[START]

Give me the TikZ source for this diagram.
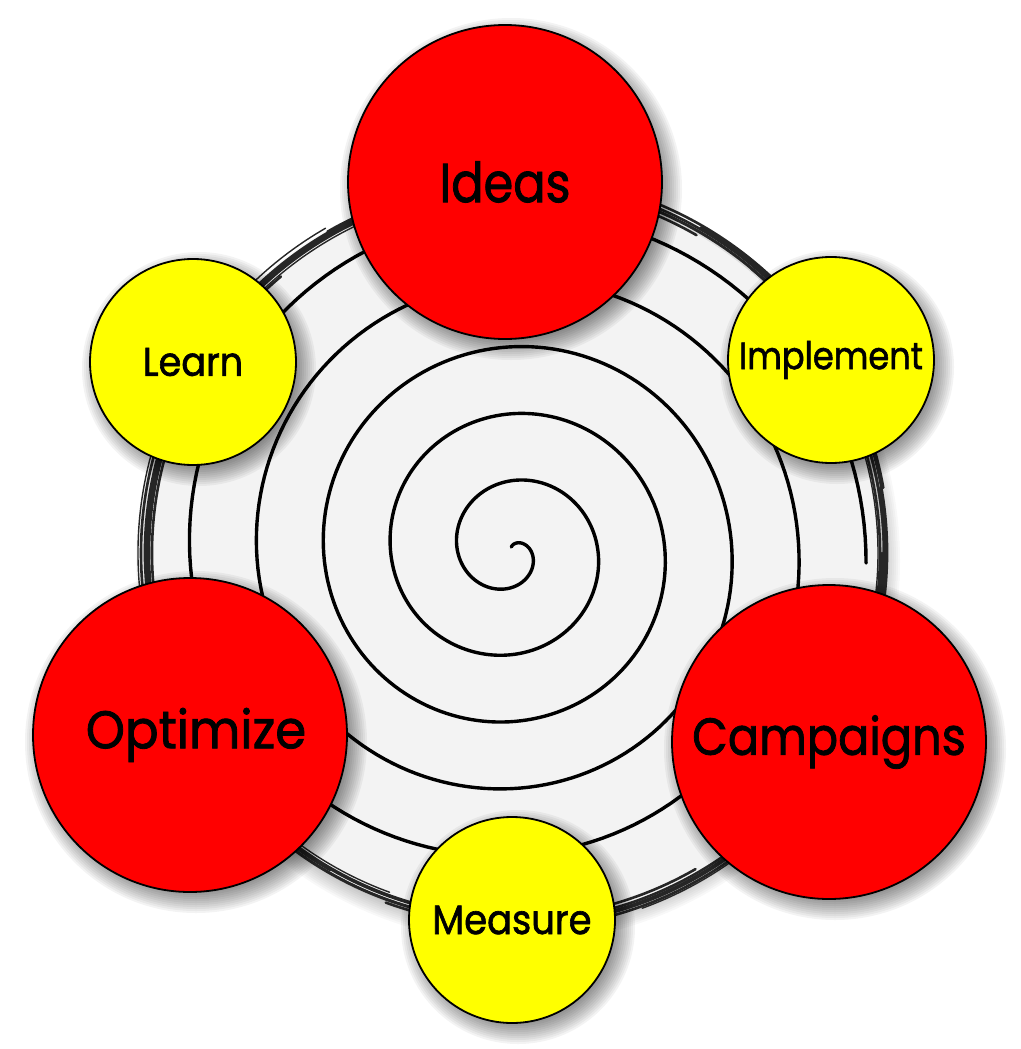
\documentclass[tikz,border=0pt]{standalone}
\usepackage{fontspec}
\newfontfamily\lblfont{Poppins}[FakeBold=1.6]
\definecolor{cred}{RGB}{255,0,0}
\definecolor{cyellow}{RGB}{255,255,0}
\definecolor{diskgray}{RGB}{243,243,243}
\definecolor{inkgray}{RGB}{38,38,38}
\tikzset{
  bigc/.style={circle, draw=black, line width=1.8pt, fill=cred, minimum size=314pt, inner sep=0pt},
  smallc/.style={circle, draw=black, line width=1.8pt, fill=cyellow, minimum size=206pt, inner sep=0pt},
  spiralline/.style={line width=3.4pt, black, line cap=round},
  sketch/.style={line width=2.6pt, inkgray, line cap=round},
  sketchthin/.style={line width=1.4pt, inkgray, line cap=round}
}
\newcommand{\softshadow}[3]{%
  \foreach \i in {0,...,11}{%
    \fill[black, opacity=0.048] (#1+6,#2+7) circle[radius={#3-8+\i*2}];
  }%
}
\newcommand{\lbl}[3]{{\lblfont\fontsize{#1}{#1}\selectfont\scalebox{#2}[1]{#3}}}
\begin{document}
\begin{tikzpicture}[x=1pt,y=-1pt]
\useasboundingbox (0,0) rectangle (1020,1049);
% disk shadow and disk
\foreach \i in {0,...,11}{\fill[black, opacity=0.028] (518,561) circle[radius={360+\i*2}];}
\fill[diskgray] (513,553) circle[radius=368];
% spiral
\draw[spiralline] plot[domain=-1.5:31.46, samples=900, variable=\t] ({511+(20+10.66*\t)*cos(\t r)}, {551+(20+10.66*\t)*sin(\t r)});
% sketchy ring
\coordinate (rc) at (513,553);
\foreach \a/\b/\r in {0/130/369, 120/250/366, 240/370/371, -10/110/372, 100/200/364, 190/300/367, 280/400/374, 30/95/376, 160/230/361, 250/330/378, 60/170/365, 200/285/370, 300/350/376, -40/40/367, 140/215/372, 20/75/373, 170/260/368, 310/390/371}{
  \draw[sketch] (rc) ++(\a:\r) arc[start angle=\a, end angle=\b, radius=\r];
}
\foreach \a/\b/\r in {10/80/371, 85/150/368, 170/240/375, 260/320/372, 330/380/365, 110/135/361, 215/260/363, 45/70/378, 135/175/366}{
  \draw[sketchthin] (rc) ++(\a:\r) arc[start angle=\a, end angle=\b, radius=\r];
}
% shadows of circles
\softshadow{505}{182}{157}
\softshadow{831}{360}{103}
\softshadow{829}{742}{157}
\softshadow{512}{920}{103}
\softshadow{190}{735}{157}
\softshadow{193}{362}{103}
% circles
\node[bigc] (ideas) at (505,182) {\lbl{55}{0.87}{Ideas}};
\node[smallc] (implement) at (831,360) {\lbl{38}{0.885}{Implement}};
\node[bigc] (campaigns) at (829,742) {\lbl{52}{0.89}{Campaigns}};
\node[smallc] (measure) at (512,920) {\raisebox{-4pt}{\lbl{41}{0.9}{Measure}}};
\node[bigc] (optimize) at (190,735) {\hspace*{12pt}\lbl{53}{0.94}{Optimize}};
\node[smallc] (learn) at (193,362) {\lbl{40}{0.915}{Learn}};
\end{tikzpicture}
\end{document}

[END]

## What to produce
Restate the listing above word for word, and skip the pictures.

## Answer to the exercise
Give me the TikZ source for this diagram.
\documentclass[tikz,border=0pt]{standalone}
\usepackage{fontspec}
\newfontfamily\lblfont{Poppins}[FakeBold=1.6]
\definecolor{cred}{RGB}{255,0,0}
\definecolor{cyellow}{RGB}{255,255,0}
\definecolor{diskgray}{RGB}{243,243,243}
\definecolor{inkgray}{RGB}{38,38,38}
\tikzset{
  bigc/.style={circle, draw=black, line width=1.8pt, fill=cred, minimum size=314pt, inner sep=0pt},
  smallc/.style={circle, draw=black, line width=1.8pt, fill=cyellow, minimum size=206pt, inner sep=0pt},
  spiralline/.style={line width=3.4pt, black, line cap=round},
  sketch/.style={line width=2.6pt, inkgray, line cap=round},
  sketchthin/.style={line width=1.4pt, inkgray, line cap=round}
}
\newcommand{\softshadow}[3]{%
  \foreach \i in {0,...,11}{%
    \fill[black, opacity=0.048] (#1+6,#2+7) circle[radius={#3-8+\i*2}];
  }%
}
\newcommand{\lbl}[3]{{\lblfont\fontsize{#1}{#1}\selectfont\scalebox{#2}[1]{#3}}}
\begin{document}
\begin{tikzpicture}[x=1pt,y=-1pt]
\useasboundingbox (0,0) rectangle (1020,1049);
% disk shadow and disk
\foreach \i in {0,...,11}{\fill[black, opacity=0.028] (518,561) circle[radius={360+\i*2}];}
\fill[diskgray] (513,553) circle[radius=368];
% spiral
\draw[spiralline] plot[domain=-1.5:31.46, samples=900, variable=\t] ({511+(20+10.66*\t)*cos(\t r)}, {551+(20+10.66*\t)*sin(\t r)});
% sketchy ring
\coordinate (rc) at (513,553);
\foreach \a/\b/\r in {0/130/369, 120/250/366, 240/370/371, -10/110/372, 100/200/364, 190/300/367, 280/400/374, 30/95/376, 160/230/361, 250/330/378, 60/170/365, 200/285/370, 300/350/376, -40/40/367, 140/215/372, 20/75/373, 170/260/368, 310/390/371}{
  \draw[sketch] (rc) ++(\a:\r) arc[start angle=\a, end angle=\b, radius=\r];
}
\foreach \a/\b/\r in {10/80/371, 85/150/368, 170/240/375, 260/320/372, 330/380/365, 110/135/361, 215/260/363, 45/70/378, 135/175/366}{
  \draw[sketchthin] (rc) ++(\a:\r) arc[start angle=\a, end angle=\b, radius=\r];
}
% shadows of circles
\softshadow{505}{182}{157}
\softshadow{831}{360}{103}
\softshadow{829}{742}{157}
\softshadow{512}{920}{103}
\softshadow{190}{735}{157}
\softshadow{193}{362}{103}
% circles
\node[bigc] (ideas) at (505,182) {\lbl{55}{0.87}{Ideas}};
\node[smallc] (implement) at (831,360) {\lbl{38}{0.885}{Implement}};
\node[bigc] (campaigns) at (829,742) {\lbl{52}{0.89}{Campaigns}};
\node[smallc] (measure) at (512,920) {\raisebox{-4pt}{\lbl{41}{0.9}{Measure}}};
\node[bigc] (optimize) at (190,735) {\hspace*{12pt}\lbl{53}{0.94}{Optimize}};
\node[smallc] (learn) at (193,362) {\lbl{40}{0.915}{Learn}};
\end{tikzpicture}
\end{document}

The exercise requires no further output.